Hoosier firefighters help with wildfire season

Indiana may be 2,000 miles from California, but that doesn’t stop in-state firefighters from flying across the country to help with wildfires out west.

“Wildfires are occurring all over the place, and you never really hear about them,” said Jeremy Kolaks, a fuels technician for Hoosier National Forest. If the fires get big enough, firefighters must have what Kolaks calls an “extended attack,” and the fires begin to appear on the news.

That’s when Kolaks said fires become projects. He said they can “go from something that would’ve been contained with 20 people (to) thousands of people.”

“Even with there being lots of resources ... out West as a whole ... you just kind of run out of qualified trained people to do it,” Kolaks said. “If you think about the number of fire departments that are volunteer departments, they haven’t found a way to leave their real jobs ... they would have to take a vacation or work out a deal with their boss.”

Indiana’s fire season is in the spring and fall, 
Kolaks said, which leaves more time for firefighters in Indiana to help wherever they’re needed.

“We look at the positions that are needed every day, and we see who is qualified,” Hoosier National Forest Public Affairs Officer Judi Perez said.
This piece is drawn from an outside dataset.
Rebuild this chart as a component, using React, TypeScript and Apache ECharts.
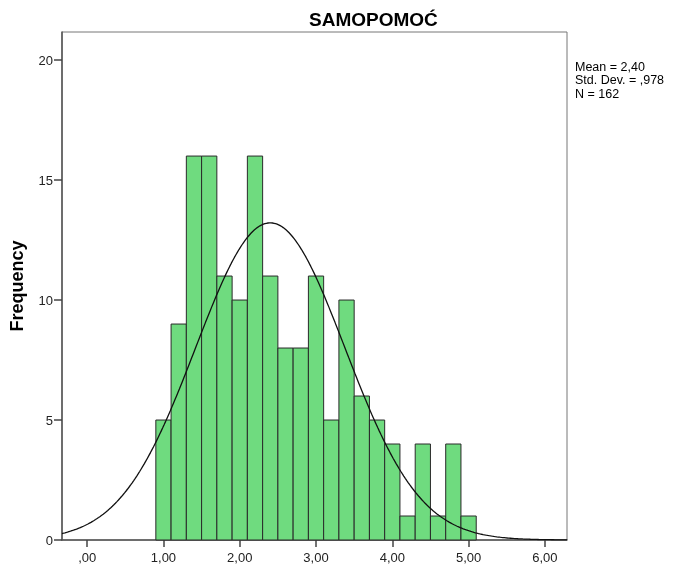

Available firefighters are assigned and bags are packed, but traveling west isn’t exactly a California 
getaway.

“Getting acclimated is a challenge, especially if they’re going to a place where there’s high 
elevation,” Perez said.

Fire engine operator Paul Fountain said there are currently about nine firefighters from Hoosier National Forest out west. He said these firefighters go from working nine-hour shifts in Indiana to 12-15 hours a day for 14 days straight in the west, but Fountain said working extra hours and fighting fires on a new sleep schedule is no big deal.

“(It’s) kind of second nature,” Fountain said. “You kind of flow right into it.”

Of course, along with the new time zone and extra work comes the ultimate challenge: the fire.

Fountain said one of their goals is to eliminate 
fuels like brush and limbs.

“The environment of the fire is dynamic; it changes constantly,” Fountain said. “You have to be on your toes ... you have to muddle through it and just fly by the seat of your pants. Things change so rapidly.”

It’s also not as simple as a hose and a helmet. Kolaks said firefighters have to keep track of things like fuel, vehicles, food and shelter.

“There’s a lot more that goes with it than putting the fire out,” Kolaks said.

While some of our firefighters may be out west, that doesn’t stop the fires in Indiana.

As fall approaches and western wildfires keep blazing, Indiana may have a strain on resources. Perez said fall and the beginning of hunting season means less rain and more 
campfires.

She said they’d have to use whoever is left or bring in firefighters from other locations, and they may even have to institute a fire ban restricting all campfires.

For now, Fountain said Hoosier National Forest employees will be out west for about three or four more weeks helping fellow firefighters and finishing in time to help at home.